My point is that the old Testament texts are in no way diffinitive, and were still being added to at the time of Jesus. the Jewish authorities only really decided to close seal the canon in response to the pseudo-jewish texts produced by the christian movements. However they do have a common theme - the history of Israel, future revelation, and revelation of god - the focal point of which is the Mosaic testament.
2. I suggest that Jesus himself did not regard the old testament as difinitive, rather it was the tradition in which he was trained. You say you studied philosophy, you will be familiar with the Platonic dialogues. Have you noticed that though Socrates questions and doubts and reforms everything, there are some principles which are concrete, which he does not touch, which act as the corner stone of all he says:
those principles are thoughts found in the Greek poets.
At every stage he refers back to the peots and traditions; in much the same way jesus uses the old testament tradition in which to base his own teaching.
Indeed, if we look at an authentic gospel, such as Thomas, we notice that he uses different language when he spoke to Greeeks from when h spoke to Jews; that is, he doesn't refer to his Jewish tradition, because this of course means nothing to greeks or romans.
I suggest that the authors of the 'old testament' texts are comparable to our own poets - in my case Chaucer Shakespeare, Spenser, Jonhson, Donne, Milton, Dyden &c.
Indeed, in some Jespects Jesus was quite critical of the Jewish leaders who clung to every word of the Law (tradition) without genuine regard for god.
Jesus came to 'complete the Law'. the jews were concerned with rules and rituals and suchlike - Jesus was not. His concern was love of God - the right inward state of mind out of which right action will arise. To see the essence of what he 'added' to the Law, I must refer the reader to the Teachings of Buddha. the two are remarkably similar.
This testament - the new testament - that of genuine love for God - encompasses and replaces that of Moses, that of comandments and custom. 'The covenant of my blood' - to graps the true 'new testament' message, one must consider what Jesus' blood stands for.

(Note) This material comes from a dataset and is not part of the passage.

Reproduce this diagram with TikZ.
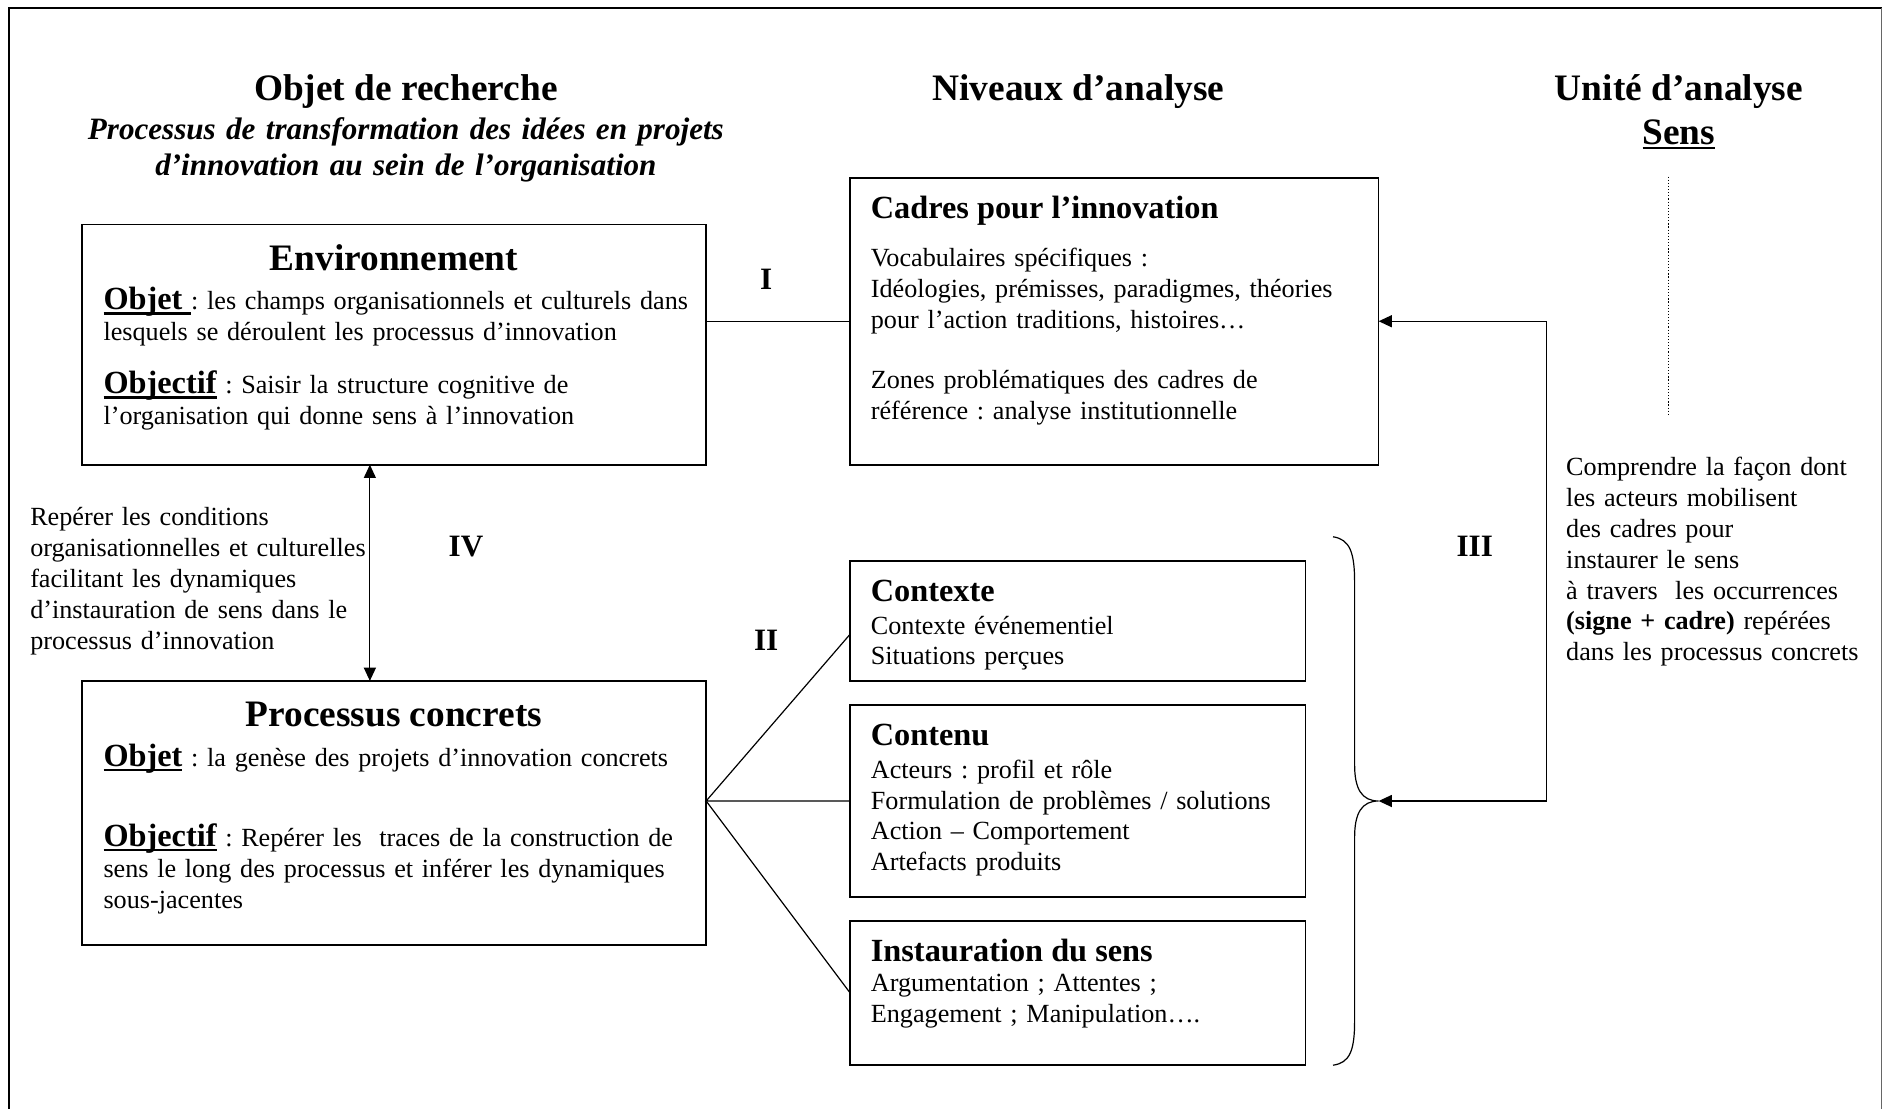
\documentclass[tikz,border=0pt]{standalone}
\usepackage{fontspec}
\setmainfont{Liberation Serif}
\usetikzlibrary{arrows.meta}
\frenchspacing
\newcommand{\bodysize}{\fontsize{21.8}{25.7}\selectfont\frenchspacing}
\newcommand{\headsize}{\fontsize{26.9}{30}\selectfont}
\newcommand{\subsize}{\fontsize{25.9}{30}\selectfont}
\newcommand{\titlesize}{\fontsize{31.1}{35}\selectfont}
\newcommand{\myul}[1]{\setbox0\hbox{#1}\rlap{\rule[-4pt]{\wd0}{2pt}}\box0}
\begin{document}
\begin{tikzpicture}[x=1pt,y=-1pt,
  box/.style={draw, line width=1.4pt, inner sep=0pt, outer sep=0pt, anchor=north west},
  txt/.style={inner sep=0pt, anchor=base west, align=left, text width=520pt, font=\bodysize},
  ctxt/.style={inner sep=0pt, anchor=base, font=\titlesize\bfseries},
  hd/.style={inner sep=0pt, anchor=base west, font=\headsize\bfseries},
  lbl/.style={inner sep=0pt, anchor=base, font=\subsize\bfseries},
  conn/.style={line width=1pt},
  arr/.style={conn, -{Triangle[length=11pt,width=10pt]}},
]
\useasboundingbox (0,0) rectangle (1568,923);
% frame
\draw[line width=1.5pt] (7.5,930) -- (7.5,6.5) -- (1567,6.5);
\draw[line width=1pt, black!60] (1567,6.5) -- (1567,930);
% titles
\node[ctxt] (t1) at (338,84) {Objet de recherche};
\node[inner sep=0pt, anchor=base, font=\subsize\bfseries\itshape, align=center, text width=640pt] (t1s) at (338,116) {Processus de transformation des idées en projets\\d’innovation au sein de l’organisation};
\node[ctxt] (t2) at (898,84) {Niveaux d’analyse};
\node[ctxt] (t3) at (1398,84) {Unité d’analyse};
\node[ctxt] (t3s) at (1398,120) {\myul{Sens}};
% Environnement
\node[box, minimum width=520pt, minimum height=200pt] (env) at (68,187) {};
\node[ctxt] (envh) at (328,225) {Environnement};
\node[txt] (envo) at (86,258) {{\headsize\bfseries\myul{Objet\ }}: les champs organisationnels et culturels dans\\lesquels se déroulent les processus d’innovation};
\node[txt] (envf) at (86,328) {{\headsize\bfseries\myul{Objectif}} : Saisir la structure cognitive de\\l’organisation qui donne sens à l’innovation};
% Cadres
\node[box, minimum width=440pt, minimum height=239pt] (cad) at (708,148) {};
\node[hd] (cadh) at (725,182) {Cadres pour l’innovation};
\node[txt] (cadt) at (725,222) {Vocabulaires spécifiques :\\Idéologies, prémisses, paradigmes, théories\\pour l’action traditions, histoires…\\[24.3pt]Zones problématiques des cadres de\\référence : analyse institutionnelle};
% Processus concrets
\node[box, minimum width=520pt, minimum height=220pt] (pc) at (68,567) {};
\node[ctxt] (pch) at (328,605) {Processus concrets};
\node[txt] (pco) at (86,638) {{\headsize\bfseries\myul{Objet}} : la genèse des projets d’innovation concrets};
\node[txt] (pcf) at (86,705) {{\headsize\bfseries\myul{Objectif}} : Repérer les\ \ traces de la construction de\\sens le long des processus et inférer les dynamiques\\sous-jacentes};
% Contexte
\node[box, minimum width=379pt, minimum height=100pt] (ctx) at (708,467) {};
\node[hd] (ctxh) at (725,501) {Contexte};
\node[txt] (ctxt) at (725,528) {Contexte événementiel\\Situations perçues};
% Contenu
\node[box, minimum width=379pt, minimum height=160pt] (cnt) at (708,587) {};
\node[hd] (cnth) at (725,621) {Contenu};
\node[txt] (cntt) at (725,648) {Acteurs : profil et rôle\\Formulation de problèmes / solutions\\Action – Comportement\\Artefacts produits};
% Instauration
\node[box, minimum width=379pt, minimum height=120pt] (ins) at (708,767) {};
\node[hd] (insh) at (725,801) {Instauration du sens};
\node[txt] (inst) at (725,826) {Argumentation ; Attentes ;\\Engagement ; Manipulation….};
% side texts
\node[txt] (lt) at (25,438) {Repérer les conditions\\organisationnelles et culturelles\\facilitant les dynamiques\\d’instauration de sens dans le\\processus d’innovation};
\node[txt, text width=300pt] (rt) at (1304,396) {Comprendre la façon dont\\les acteurs mobilisent\\des cadres pour\\instaurer le sens\\à travers\ \ les occurrences\\\textbf{(signe + cadre)} repérées\\dans les processus concrets};
% labels
\node[lbl] (l1) at (638,241) {I};
\node[lbl] (l2) at (638,542) {II};
\node[lbl] (l3) at (1228,463) {III};
\node[lbl] (l4) at (388,463) {IV};
% connectors
\draw[conn] (env.east |- cad.west) -- (cad.west);
\draw[conn, {Triangle[length=11pt,width=10pt]}-{Triangle[length=11pt,width=10pt]}] ([xshift=-20pt]env.south) -- ([xshift=-20pt]pc.north);
\coordinate (pcx) at (pc.east |- cnt.west);
\draw[conn] ([yshift=-11pt]ctx.west) -- (pcx) -- (cnt.west);
\draw[conn] (pcx) -- (ins.west);
% brace
\coordinate (btip) at (1148,667);
\coordinate (btop) at (1110,447);
\coordinate (bbot) at (1110,887);
\draw[conn] (btop) .. controls (1124,449) and (1128,460) .. (1128,485) -- (1128,637) .. controls (1128,657) and (1134,667) .. (btip) .. controls (1134,667) and (1128,677) .. (1128,697) -- (1128,850) .. controls (1128,875) and (1124,885) .. (bbot);
\coordinate (rc) at (1288,667);
\draw[arr] (rc) -- (btip);
\draw[arr] (rc) |- (cad.east);
% dotted
\coordinate (dt) at (1389,147);
\coordinate (db) at (1389,346);
\draw[line width=0.9pt, dash pattern=on 1pt off 1.6pt] (dt) -- (db);
\end{tikzpicture}
\end{document}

3. As FMF says, there are also numerous Gospels. The new testament texts are even less homogenious than the old testament ones. Henry Chadwick's History of the Early Church provides interesting insight into the conflicts within the church - they are too many to mention here. i would suggest though that the VAST MAJORITY of litriture writen about Jesus, heretical or otherwise, has been destroyed and will never be recovered.
The New Testament canon was pieced toether in response to marcion. Marcion renounced the importance of the old testament traditon claiming Jesus had nothing to do with Mosaic tradtion. he produced the first christian canon composed of Luke, Acts (which was part of Luke at the time), and the epistle of Paul with all the mosaic-tradition references deleted. the orthodox christian responded with there own canon, which looked something like our own.
Of course the gnostic tradition showed a completed different aspect of Jesus from the Orthodox one. Most of the gnostic gospels and texts have been lost or destroyed.
4. regarding the revelation of John: it was a very narrow decisin between this and the Revelation of Peter (a similar style text) based on the marginally greater popularity of John.
5. the book of mormon challenges the reader:
And when ye shall receive these things, i would exhort you that ye would ask god, the eternal father, if these things are not true.
(personally, in the case of mormon, i do not believe it is) Presumably, if you believe the 66 biblical books to be authorative, you could apply this test and recognise a biblical passage hidden amongst non-biblical passages, becasue you could recognise the Word of God in it?
6. The letter killeth but the spirit giveth life. I rever any text which provides insight into God, or into myself; or which provides inspiration for my livelihood. You can tell a tree by its fruits.
The Word became man. I find it easier to believe that the spirit enterd the flesh, than that the man-made letter entered the flesh.